Required work =>
Exactly repeat the material, dropping only the pictures.

Data section =>

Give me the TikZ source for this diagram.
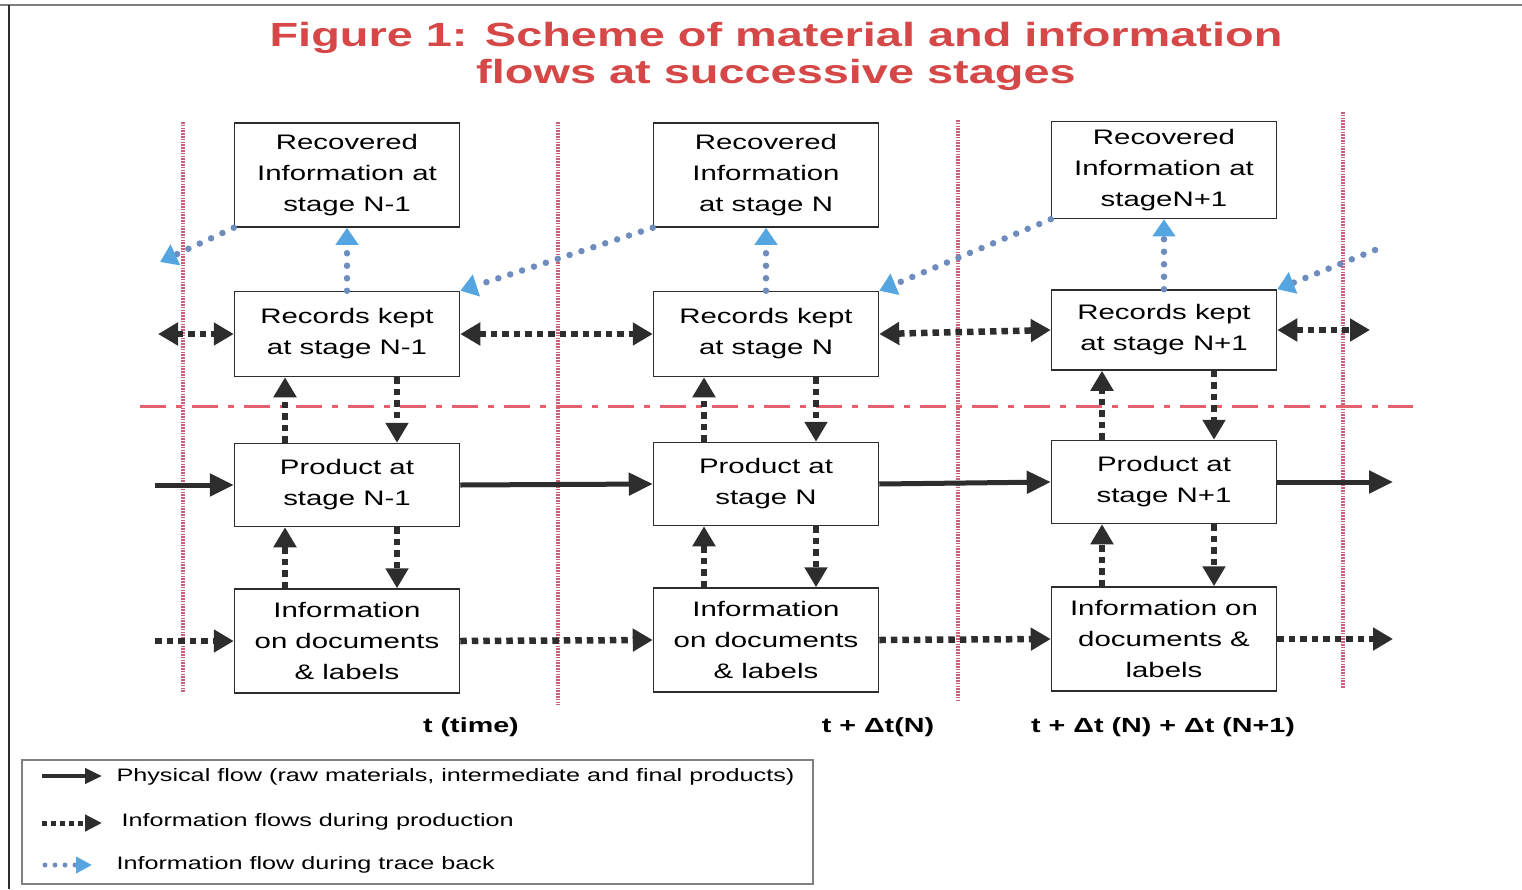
\documentclass[tikz,border=0pt]{standalone}
\usepackage{fontspec}
\setmainfont{Liberation Sans}[FakeStretch=1.4]
\usetikzlibrary{arrows.meta, calc}
\definecolor{titlered}{RGB}{214,72,72}
\definecolor{sepred}{RGB}{205,95,120}
\definecolor{linered}{RGB}{228,98,110}
\definecolor{flowgray}{RGB}{45,45,45}
\definecolor{tracedot}{RGB}{110,140,190}
\definecolor{tracehead}{RGB}{85,165,225}

\begin{document}
\begin{tikzpicture}[x=1pt, y=-1pt,
    box/.style={draw=flowgray, line width=1.5pt, fill=white, minimum width=225pt,
        align=center, inner sep=0pt, font=\fontsize{21}{31}\selectfont},
    physflow/.style={draw=flowgray, line width=5pt, -{Triangle[length=24pt,width=22pt]}},
    infoflow/.style={draw=flowgray, line width=6.5pt, dash pattern=on 6.5pt off 5pt,
        >={Triangle[length=20pt,width=22pt]}, ->},
    infoboth/.style={infoflow, <->},
    traceflow/.style={draw=tracedot, line width=6.5pt, line cap=round, dash pattern=on 0pt off 12.5pt,
        -{Triangle[length=17pt,width=22pt,color=tracehead,line cap=butt]}},
    stagesep/.style={draw=sepred, line width=3.2pt, dash pattern=on 1.6pt off 1.2pt},
    timeline/.style={draw=linered, line width=3pt, dash pattern=on 26pt off 10pt on 6pt off 10pt},
    legtext/.style={anchor=west, font=\fontsize{18}{22}\selectfont}
]
    \useasboundingbox (0,0) rectangle (1522,889);

    % frame and title
    \draw[gray, line width=2pt] (0,5) -- (1522,5);
    \draw[flowgray, line width=2pt] (9,5) -- (9,889);
    \node[text=titlered, align=center, font=\fontsize{33.5}{37}\selectfont\bfseries] (title) at (776,56)
        {Figure 1: Scheme of material and information\\flows at successive stages};

    % stage separators
    \foreach \x/\a/\b in {183/122/692, 558/122/705, 958/120/700, 1343/112/688}
        \draw[stagesep] (\x,\a) -- (\x,\b);
    \draw[timeline] (140,406) -- (1413,406);

    % boxes
    \node[box, minimum height=104pt] (rec1) at (347,175) {Recovered\\Information at\\stage N-1};
    \node[box, minimum height=104pt] (rec2) at (766,175) {Recovered\\Information\\at stage N};
    \node[box, minimum height=97pt]  (rec3) at (1164,170) {Recovered\\Information at\\stageN+1};
    \node[box, minimum height=85pt] (kept1) at (347,334) {Records kept\\at stage N-1};
    \node[box, minimum height=85pt] (kept2) at (766,334) {Records kept\\at stage N};
    \node[box, minimum height=80pt] (kept3) at (1164,330) {Records kept\\at stage N+1};
    \node[box, minimum height=83pt] (prod1) at (347,485) {Product at\\stage N-1};
    \node[box, minimum height=83pt] (prod2) at (766,484) {Product at\\stage N};
    \node[box, minimum height=83pt] (prod3) at (1164,482) {Product at\\stage N+1};
    \node[box, minimum height=104pt] (info1) at (347,641) {Information\\on documents\\\& labels};
    \node[box, minimum height=104pt] (info2) at (766,640) {Information\\on documents\\\& labels};
    \node[box, minimum height=104pt] (info3) at (1164,639) {Information on\\documents \&\\labels};

    % free ends
    \coordinate (physin) at (155,485);
    \coordinate (physout) at (1393,482);
    \coordinate (keptin) at (158,334);
    \coordinate (keptout) at (1370,330);
    \coordinate (infoin) at (155,641);
    \coordinate (infoout) at (1393,639);
    \coordinate (tbout) at (160,262);
    \coordinate (tbin) at (1375,250);

    % physical flow
    \draw[physflow] (physin) -- (prod1.west);
    \draw[physflow] (prod1.east) -- (prod2.west);
    \draw[physflow] (prod2.east) -- (prod3.west);
    \draw[physflow] (prod3.east) -- (physout);

    % information flows during production
    \draw[infoboth] (keptin) -- (kept1.west);
    \draw[infoboth] (kept1.east) -- (kept2.west);
    \draw[infoboth] (kept2.east) -- (kept3.west);
    \draw[infoboth] (kept3.east) -- (keptout);
    \draw[infoflow] (infoin) -- (info1.west);
    \draw[infoflow] (info1.east) -- (info2.west);
    \draw[infoflow] (info2.east) -- (info3.west);
    \draw[infoflow] (info3.east) -- (infoout);
    \foreach \c in {1,2,3} {
        \draw[infoflow] ([xshift=-62pt]prod\c.north) -- ([xshift=-62pt]kept\c.south);
        \draw[infoflow] ([xshift=50pt]kept\c.south) -- ([xshift=50pt]prod\c.north);
        \draw[infoflow] ([xshift=-62pt]info\c.north) -- ([xshift=-62pt]prod\c.south);
        \draw[infoflow] ([xshift=50pt]prod\c.south) -- ([xshift=50pt]info\c.north);
        \draw[traceflow] (kept\c.north) -- (rec\c.south);
    }

    % trace back
    \draw[traceflow] (rec1.south west) -- (tbout);
    \draw[traceflow] (rec2.south west) -- (kept1.north east);
    \draw[traceflow] (rec3.south west) -- (kept2.north east);
    \draw[traceflow] (tbin) -- (kept3.north east);

    % time marks
    \node[font=\fontsize{20.5}{24}\selectfont\bfseries] (t0) at (471,727) {t (time)};
    \node[font=\fontsize{20.5}{24}\selectfont\bfseries] (t1) at (878,727) {t + Δt(N)};
    \node[font=\fontsize{20.5}{24}\selectfont\bfseries] (t2) at (1163,727) {t + Δt (N) + Δt (N+1)};

    % legend
    \draw[gray, line width=1.2pt] (22,760) rectangle (813,884);
    \coordinate (leg1a) at (42,776);  \coordinate (leg1b) at (102,776);
    \coordinate (leg2a) at (42,823);  \coordinate (leg2b) at (102,823);
    \coordinate (leg3a) at (45,865);  \coordinate (leg3b) at (92,865);
    \draw[physflow, line width=4pt, -{Triangle[length=17pt,width=15pt]}] (leg1a) -- (leg1b);
    \draw[infoflow, line width=5pt, dash pattern=on 5pt off 4pt,
        >={Triangle[length=17pt,width=16pt]}] (leg2a) -- (leg2b);
    \draw[traceflow, line width=5pt, dash pattern=on 0pt off 10pt,
        -{Triangle[length=16pt,width=16pt,color=tracehead]}] (leg3a) -- (leg3b);
    \node[legtext] (leg1) at (113,777) {Physical flow (raw materials, intermediate and final products)};
    \node[legtext] (leg2) at (118,822) {Information flows during production};
    \node[legtext] (leg3) at (113,865) {Information flow during trace back};
\end{tikzpicture}
\end{document}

Exercise response =>
Give me the TikZ source for this diagram.
\documentclass[tikz,border=0pt]{standalone}
\usepackage{fontspec}
\setmainfont{Liberation Sans}[FakeStretch=1.4]
\usetikzlibrary{arrows.meta, calc}
\definecolor{titlered}{RGB}{214,72,72}
\definecolor{sepred}{RGB}{205,95,120}
\definecolor{linered}{RGB}{228,98,110}
\definecolor{flowgray}{RGB}{45,45,45}
\definecolor{tracedot}{RGB}{110,140,190}
\definecolor{tracehead}{RGB}{85,165,225}

\begin{document}
\begin{tikzpicture}[x=1pt, y=-1pt,
    box/.style={draw=flowgray, line width=1.5pt, fill=white, minimum width=225pt,
        align=center, inner sep=0pt, font=\fontsize{21}{31}\selectfont},
    physflow/.style={draw=flowgray, line width=5pt, -{Triangle[length=24pt,width=22pt]}},
    infoflow/.style={draw=flowgray, line width=6.5pt, dash pattern=on 6.5pt off 5pt,
        >={Triangle[length=20pt,width=22pt]}, ->},
    infoboth/.style={infoflow, <->},
    traceflow/.style={draw=tracedot, line width=6.5pt, line cap=round, dash pattern=on 0pt off 12.5pt,
        -{Triangle[length=17pt,width=22pt,color=tracehead,line cap=butt]}},
    stagesep/.style={draw=sepred, line width=3.2pt, dash pattern=on 1.6pt off 1.2pt},
    timeline/.style={draw=linered, line width=3pt, dash pattern=on 26pt off 10pt on 6pt off 10pt},
    legtext/.style={anchor=west, font=\fontsize{18}{22}\selectfont}
]
    \useasboundingbox (0,0) rectangle (1522,889);

    % frame and title
    \draw[gray, line width=2pt] (0,5) -- (1522,5);
    \draw[flowgray, line width=2pt] (9,5) -- (9,889);
    \node[text=titlered, align=center, font=\fontsize{33.5}{37}\selectfont\bfseries] (title) at (776,56)
        {Figure 1: Scheme of material and information\\flows at successive stages};

    % stage separators
    \foreach \x/\a/\b in {183/122/692, 558/122/705, 958/120/700, 1343/112/688}
        \draw[stagesep] (\x,\a) -- (\x,\b);
    \draw[timeline] (140,406) -- (1413,406);

    % boxes
    \node[box, minimum height=104pt] (rec1) at (347,175) {Recovered\\Information at\\stage N-1};
    \node[box, minimum height=104pt] (rec2) at (766,175) {Recovered\\Information\\at stage N};
    \node[box, minimum height=97pt]  (rec3) at (1164,170) {Recovered\\Information at\\stageN+1};
    \node[box, minimum height=85pt] (kept1) at (347,334) {Records kept\\at stage N-1};
    \node[box, minimum height=85pt] (kept2) at (766,334) {Records kept\\at stage N};
    \node[box, minimum height=80pt] (kept3) at (1164,330) {Records kept\\at stage N+1};
    \node[box, minimum height=83pt] (prod1) at (347,485) {Product at\\stage N-1};
    \node[box, minimum height=83pt] (prod2) at (766,484) {Product at\\stage N};
    \node[box, minimum height=83pt] (prod3) at (1164,482) {Product at\\stage N+1};
    \node[box, minimum height=104pt] (info1) at (347,641) {Information\\on documents\\\& labels};
    \node[box, minimum height=104pt] (info2) at (766,640) {Information\\on documents\\\& labels};
    \node[box, minimum height=104pt] (info3) at (1164,639) {Information on\\documents \&\\labels};

    % free ends
    \coordinate (physin) at (155,485);
    \coordinate (physout) at (1393,482);
    \coordinate (keptin) at (158,334);
    \coordinate (keptout) at (1370,330);
    \coordinate (infoin) at (155,641);
    \coordinate (infoout) at (1393,639);
    \coordinate (tbout) at (160,262);
    \coordinate (tbin) at (1375,250);

    % physical flow
    \draw[physflow] (physin) -- (prod1.west);
    \draw[physflow] (prod1.east) -- (prod2.west);
    \draw[physflow] (prod2.east) -- (prod3.west);
    \draw[physflow] (prod3.east) -- (physout);

    % information flows during production
    \draw[infoboth] (keptin) -- (kept1.west);
    \draw[infoboth] (kept1.east) -- (kept2.west);
    \draw[infoboth] (kept2.east) -- (kept3.west);
    \draw[infoboth] (kept3.east) -- (keptout);
    \draw[infoflow] (infoin) -- (info1.west);
    \draw[infoflow] (info1.east) -- (info2.west);
    \draw[infoflow] (info2.east) -- (info3.west);
    \draw[infoflow] (info3.east) -- (infoout);
    \foreach \c in {1,2,3} {
        \draw[infoflow] ([xshift=-62pt]prod\c.north) -- ([xshift=-62pt]kept\c.south);
        \draw[infoflow] ([xshift=50pt]kept\c.south) -- ([xshift=50pt]prod\c.north);
        \draw[infoflow] ([xshift=-62pt]info\c.north) -- ([xshift=-62pt]prod\c.south);
        \draw[infoflow] ([xshift=50pt]prod\c.south) -- ([xshift=50pt]info\c.north);
        \draw[traceflow] (kept\c.north) -- (rec\c.south);
    }

    % trace back
    \draw[traceflow] (rec1.south west) -- (tbout);
    \draw[traceflow] (rec2.south west) -- (kept1.north east);
    \draw[traceflow] (rec3.south west) -- (kept2.north east);
    \draw[traceflow] (tbin) -- (kept3.north east);

    % time marks
    \node[font=\fontsize{20.5}{24}\selectfont\bfseries] (t0) at (471,727) {t (time)};
    \node[font=\fontsize{20.5}{24}\selectfont\bfseries] (t1) at (878,727) {t + Δt(N)};
    \node[font=\fontsize{20.5}{24}\selectfont\bfseries] (t2) at (1163,727) {t + Δt (N) + Δt (N+1)};

    % legend
    \draw[gray, line width=1.2pt] (22,760) rectangle (813,884);
    \coordinate (leg1a) at (42,776);  \coordinate (leg1b) at (102,776);
    \coordinate (leg2a) at (42,823);  \coordinate (leg2b) at (102,823);
    \coordinate (leg3a) at (45,865);  \coordinate (leg3b) at (92,865);
    \draw[physflow, line width=4pt, -{Triangle[length=17pt,width=15pt]}] (leg1a) -- (leg1b);
    \draw[infoflow, line width=5pt, dash pattern=on 5pt off 4pt,
        >={Triangle[length=17pt,width=16pt]}] (leg2a) -- (leg2b);
    \draw[traceflow, line width=5pt, dash pattern=on 0pt off 10pt,
        -{Triangle[length=16pt,width=16pt,color=tracehead]}] (leg3a) -- (leg3b);
    \node[legtext] (leg1) at (113,777) {Physical flow (raw materials, intermediate and final products)};
    \node[legtext] (leg2) at (118,822) {Information flows during production};
    \node[legtext] (leg3) at (113,865) {Information flow during trace back};
\end{tikzpicture}
\end{document}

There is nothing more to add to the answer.